Retype only the lines below from the one with "Reproduce this chart with matplotlib." to the one with "1.402, 1.066]", inclusive, skipping every image.

● **Dataset entries**:
>> Begin

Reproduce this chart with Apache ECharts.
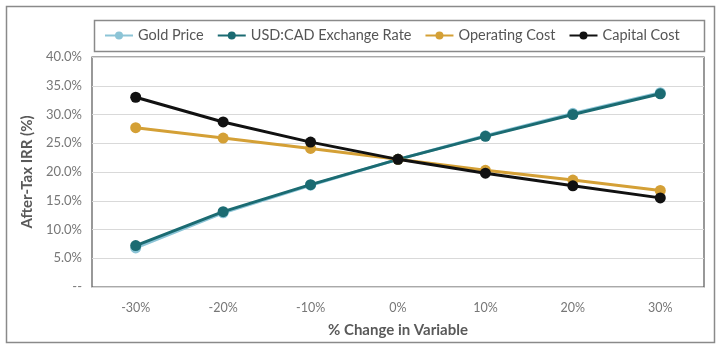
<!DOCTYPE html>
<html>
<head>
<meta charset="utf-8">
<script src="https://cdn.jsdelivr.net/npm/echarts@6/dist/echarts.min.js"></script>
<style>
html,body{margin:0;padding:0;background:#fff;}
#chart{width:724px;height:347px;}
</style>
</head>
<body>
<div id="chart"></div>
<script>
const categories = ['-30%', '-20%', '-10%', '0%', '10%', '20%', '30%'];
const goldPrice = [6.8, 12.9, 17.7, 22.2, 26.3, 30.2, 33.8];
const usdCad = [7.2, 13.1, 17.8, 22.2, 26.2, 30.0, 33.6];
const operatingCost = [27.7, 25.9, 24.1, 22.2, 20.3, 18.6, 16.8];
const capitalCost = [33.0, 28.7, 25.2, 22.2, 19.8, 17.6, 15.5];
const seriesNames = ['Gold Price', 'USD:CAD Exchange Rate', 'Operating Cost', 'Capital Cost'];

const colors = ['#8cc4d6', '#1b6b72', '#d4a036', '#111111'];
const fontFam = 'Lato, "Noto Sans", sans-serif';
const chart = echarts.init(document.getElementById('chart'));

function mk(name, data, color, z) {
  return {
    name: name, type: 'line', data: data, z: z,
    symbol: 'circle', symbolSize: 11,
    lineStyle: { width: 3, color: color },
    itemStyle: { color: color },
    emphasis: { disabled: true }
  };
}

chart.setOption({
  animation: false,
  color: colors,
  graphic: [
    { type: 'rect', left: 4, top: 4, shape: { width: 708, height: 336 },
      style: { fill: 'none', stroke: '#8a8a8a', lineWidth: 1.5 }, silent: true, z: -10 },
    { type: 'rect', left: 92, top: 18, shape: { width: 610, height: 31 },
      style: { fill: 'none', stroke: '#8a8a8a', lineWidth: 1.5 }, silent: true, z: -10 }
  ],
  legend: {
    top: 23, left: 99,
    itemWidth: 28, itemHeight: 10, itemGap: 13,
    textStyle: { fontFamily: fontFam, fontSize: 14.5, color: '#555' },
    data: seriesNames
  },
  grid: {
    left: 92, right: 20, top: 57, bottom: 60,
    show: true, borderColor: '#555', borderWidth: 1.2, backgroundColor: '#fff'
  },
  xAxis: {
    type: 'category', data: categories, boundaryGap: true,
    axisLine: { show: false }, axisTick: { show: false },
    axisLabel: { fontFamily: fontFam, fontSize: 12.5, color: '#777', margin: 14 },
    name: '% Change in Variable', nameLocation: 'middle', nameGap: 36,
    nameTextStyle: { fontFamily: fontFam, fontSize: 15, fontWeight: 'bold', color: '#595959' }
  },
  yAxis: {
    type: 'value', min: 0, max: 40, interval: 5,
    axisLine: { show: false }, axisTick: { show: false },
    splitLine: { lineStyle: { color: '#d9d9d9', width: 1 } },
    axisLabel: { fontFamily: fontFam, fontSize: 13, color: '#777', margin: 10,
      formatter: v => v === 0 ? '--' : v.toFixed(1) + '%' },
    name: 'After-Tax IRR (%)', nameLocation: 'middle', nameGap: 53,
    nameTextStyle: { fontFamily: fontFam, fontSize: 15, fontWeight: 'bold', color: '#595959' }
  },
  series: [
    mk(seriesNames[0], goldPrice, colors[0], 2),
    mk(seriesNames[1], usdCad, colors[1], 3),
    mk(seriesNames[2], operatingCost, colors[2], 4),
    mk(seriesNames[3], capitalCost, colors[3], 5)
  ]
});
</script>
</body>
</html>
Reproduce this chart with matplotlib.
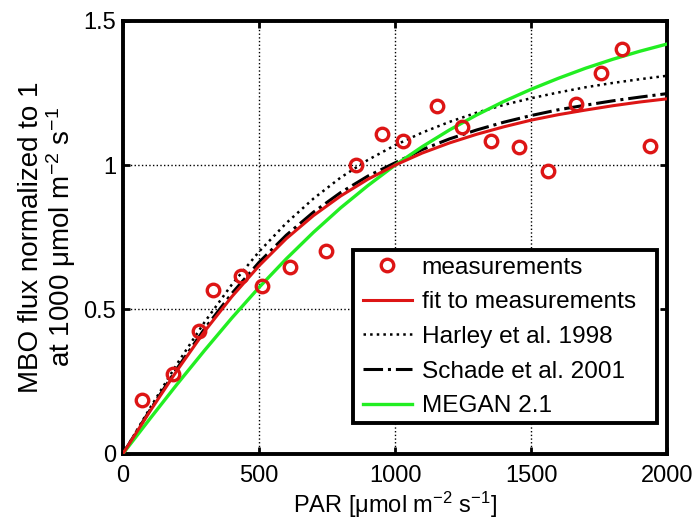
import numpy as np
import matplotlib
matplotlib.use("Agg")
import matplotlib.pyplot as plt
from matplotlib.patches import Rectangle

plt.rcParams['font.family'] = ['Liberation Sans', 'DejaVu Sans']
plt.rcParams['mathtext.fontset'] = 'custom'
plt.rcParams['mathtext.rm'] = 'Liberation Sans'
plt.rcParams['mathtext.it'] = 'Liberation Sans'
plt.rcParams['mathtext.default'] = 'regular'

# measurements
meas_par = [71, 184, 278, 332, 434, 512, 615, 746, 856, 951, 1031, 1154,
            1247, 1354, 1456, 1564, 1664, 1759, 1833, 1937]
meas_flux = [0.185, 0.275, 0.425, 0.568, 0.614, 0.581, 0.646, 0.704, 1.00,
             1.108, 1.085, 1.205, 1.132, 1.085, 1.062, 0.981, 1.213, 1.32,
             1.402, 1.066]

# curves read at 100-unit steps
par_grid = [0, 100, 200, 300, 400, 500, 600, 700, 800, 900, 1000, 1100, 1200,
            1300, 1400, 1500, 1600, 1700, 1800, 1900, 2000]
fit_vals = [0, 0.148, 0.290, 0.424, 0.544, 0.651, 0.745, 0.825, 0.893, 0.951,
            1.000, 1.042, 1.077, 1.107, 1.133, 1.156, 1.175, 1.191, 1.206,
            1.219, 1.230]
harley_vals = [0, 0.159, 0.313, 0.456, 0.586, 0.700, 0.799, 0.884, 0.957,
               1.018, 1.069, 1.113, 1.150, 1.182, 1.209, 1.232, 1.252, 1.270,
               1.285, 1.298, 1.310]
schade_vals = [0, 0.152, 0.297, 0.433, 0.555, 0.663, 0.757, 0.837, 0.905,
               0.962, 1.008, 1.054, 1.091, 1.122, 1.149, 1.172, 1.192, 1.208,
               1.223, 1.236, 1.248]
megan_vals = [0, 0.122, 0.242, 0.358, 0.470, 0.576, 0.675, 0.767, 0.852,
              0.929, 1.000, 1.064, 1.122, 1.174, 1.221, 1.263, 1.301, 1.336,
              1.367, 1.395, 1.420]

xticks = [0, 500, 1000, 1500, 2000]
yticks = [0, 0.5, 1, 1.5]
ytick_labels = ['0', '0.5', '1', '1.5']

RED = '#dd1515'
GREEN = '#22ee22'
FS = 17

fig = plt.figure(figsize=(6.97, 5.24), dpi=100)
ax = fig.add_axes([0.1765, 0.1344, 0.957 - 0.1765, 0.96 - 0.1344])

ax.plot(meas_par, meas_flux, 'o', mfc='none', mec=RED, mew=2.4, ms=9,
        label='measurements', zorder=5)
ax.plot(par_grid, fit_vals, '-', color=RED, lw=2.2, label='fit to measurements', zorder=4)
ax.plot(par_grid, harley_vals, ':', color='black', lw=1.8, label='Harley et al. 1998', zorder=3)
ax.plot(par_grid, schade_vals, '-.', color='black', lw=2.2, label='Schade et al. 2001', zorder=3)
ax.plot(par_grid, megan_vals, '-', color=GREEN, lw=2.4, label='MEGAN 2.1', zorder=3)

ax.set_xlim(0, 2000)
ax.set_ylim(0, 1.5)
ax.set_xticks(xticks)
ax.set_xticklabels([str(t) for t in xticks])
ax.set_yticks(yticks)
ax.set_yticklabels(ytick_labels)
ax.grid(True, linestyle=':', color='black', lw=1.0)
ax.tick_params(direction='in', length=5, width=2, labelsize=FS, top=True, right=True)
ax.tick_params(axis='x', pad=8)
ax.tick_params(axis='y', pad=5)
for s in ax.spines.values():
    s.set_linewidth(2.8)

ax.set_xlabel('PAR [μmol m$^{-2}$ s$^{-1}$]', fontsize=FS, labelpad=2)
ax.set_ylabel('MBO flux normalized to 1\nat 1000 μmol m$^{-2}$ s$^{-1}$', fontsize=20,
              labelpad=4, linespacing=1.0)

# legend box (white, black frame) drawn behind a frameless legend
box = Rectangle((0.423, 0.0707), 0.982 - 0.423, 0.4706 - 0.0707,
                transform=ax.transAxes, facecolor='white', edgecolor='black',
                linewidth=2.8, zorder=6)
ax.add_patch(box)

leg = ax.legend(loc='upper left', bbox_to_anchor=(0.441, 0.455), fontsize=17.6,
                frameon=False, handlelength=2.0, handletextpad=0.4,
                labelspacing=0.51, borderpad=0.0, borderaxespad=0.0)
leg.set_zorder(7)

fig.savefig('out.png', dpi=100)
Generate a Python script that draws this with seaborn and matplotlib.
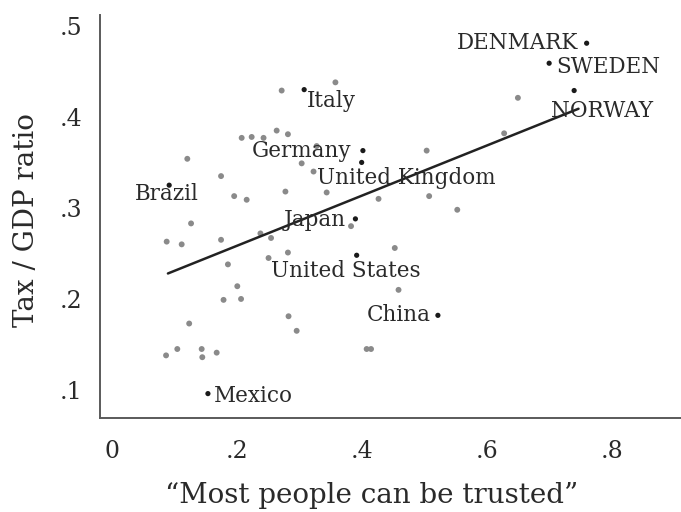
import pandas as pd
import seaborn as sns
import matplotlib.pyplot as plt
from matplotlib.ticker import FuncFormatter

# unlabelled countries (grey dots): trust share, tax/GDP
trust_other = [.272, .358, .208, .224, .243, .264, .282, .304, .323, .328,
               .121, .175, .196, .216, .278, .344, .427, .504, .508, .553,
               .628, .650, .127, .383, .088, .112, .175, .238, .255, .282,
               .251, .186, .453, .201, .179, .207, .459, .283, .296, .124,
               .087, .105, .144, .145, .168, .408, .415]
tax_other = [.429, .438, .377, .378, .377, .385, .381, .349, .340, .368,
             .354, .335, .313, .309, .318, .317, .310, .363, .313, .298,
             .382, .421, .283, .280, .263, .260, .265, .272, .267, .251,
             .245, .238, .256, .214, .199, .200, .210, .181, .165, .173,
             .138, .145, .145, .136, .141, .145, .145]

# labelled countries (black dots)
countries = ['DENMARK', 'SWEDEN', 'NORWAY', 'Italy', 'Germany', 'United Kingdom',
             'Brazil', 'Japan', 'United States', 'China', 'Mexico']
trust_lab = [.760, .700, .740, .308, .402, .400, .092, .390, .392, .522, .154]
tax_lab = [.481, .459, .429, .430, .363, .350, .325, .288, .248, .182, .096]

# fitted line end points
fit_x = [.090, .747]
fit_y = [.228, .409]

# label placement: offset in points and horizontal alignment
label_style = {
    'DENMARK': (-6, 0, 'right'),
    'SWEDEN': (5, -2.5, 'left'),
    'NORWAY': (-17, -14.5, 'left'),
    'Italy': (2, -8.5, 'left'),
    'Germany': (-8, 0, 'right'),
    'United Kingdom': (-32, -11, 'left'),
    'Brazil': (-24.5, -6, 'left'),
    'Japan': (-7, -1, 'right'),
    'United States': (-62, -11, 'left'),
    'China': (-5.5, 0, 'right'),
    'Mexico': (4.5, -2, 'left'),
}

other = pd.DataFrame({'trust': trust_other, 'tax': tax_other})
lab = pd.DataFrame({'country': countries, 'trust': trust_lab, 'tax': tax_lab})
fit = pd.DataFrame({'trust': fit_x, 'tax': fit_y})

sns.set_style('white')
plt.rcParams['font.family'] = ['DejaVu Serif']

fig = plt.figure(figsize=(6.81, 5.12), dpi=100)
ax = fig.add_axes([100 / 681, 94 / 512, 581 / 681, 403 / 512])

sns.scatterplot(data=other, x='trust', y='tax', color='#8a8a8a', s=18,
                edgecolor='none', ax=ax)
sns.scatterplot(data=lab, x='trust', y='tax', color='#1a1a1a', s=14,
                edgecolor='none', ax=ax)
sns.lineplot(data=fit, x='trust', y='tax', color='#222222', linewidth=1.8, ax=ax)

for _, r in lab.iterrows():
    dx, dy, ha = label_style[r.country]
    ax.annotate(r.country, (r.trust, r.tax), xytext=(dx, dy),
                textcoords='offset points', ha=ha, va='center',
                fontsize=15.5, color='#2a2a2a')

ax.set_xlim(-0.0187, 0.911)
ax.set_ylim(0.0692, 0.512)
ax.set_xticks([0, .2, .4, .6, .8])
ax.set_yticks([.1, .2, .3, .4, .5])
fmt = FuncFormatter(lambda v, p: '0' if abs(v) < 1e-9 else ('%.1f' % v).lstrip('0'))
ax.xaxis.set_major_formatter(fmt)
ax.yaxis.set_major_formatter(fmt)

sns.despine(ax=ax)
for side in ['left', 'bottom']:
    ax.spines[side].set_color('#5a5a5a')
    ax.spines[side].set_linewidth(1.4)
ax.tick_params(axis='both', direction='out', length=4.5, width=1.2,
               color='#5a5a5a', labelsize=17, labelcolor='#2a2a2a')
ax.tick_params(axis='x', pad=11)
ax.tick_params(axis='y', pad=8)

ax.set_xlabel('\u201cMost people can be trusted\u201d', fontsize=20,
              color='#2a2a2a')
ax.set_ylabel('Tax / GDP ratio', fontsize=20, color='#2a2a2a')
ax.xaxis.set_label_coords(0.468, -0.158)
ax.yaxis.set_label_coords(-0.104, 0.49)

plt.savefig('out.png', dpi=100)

>> End

● **Response**:
Reproduce this chart with matplotlib.
import numpy as np
import matplotlib
matplotlib.use("Agg")
import matplotlib.pyplot as plt
from matplotlib.patches import Rectangle

plt.rcParams['font.family'] = ['Liberation Sans', 'DejaVu Sans']
plt.rcParams['mathtext.fontset'] = 'custom'
plt.rcParams['mathtext.rm'] = 'Liberation Sans'
plt.rcParams['mathtext.it'] = 'Liberation Sans'
plt.rcParams['mathtext.default'] = 'regular'

# measurements
meas_par = [71, 184, 278, 332, 434, 512, 615, 746, 856, 951, 1031, 1154,
            1247, 1354, 1456, 1564, 1664, 1759, 1833, 1937]
meas_flux = [0.185, 0.275, 0.425, 0.568, 0.614, 0.581, 0.646, 0.704, 1.00,
             1.108, 1.085, 1.205, 1.132, 1.085, 1.062, 0.981, 1.213, 1.32,
             1.402, 1.066]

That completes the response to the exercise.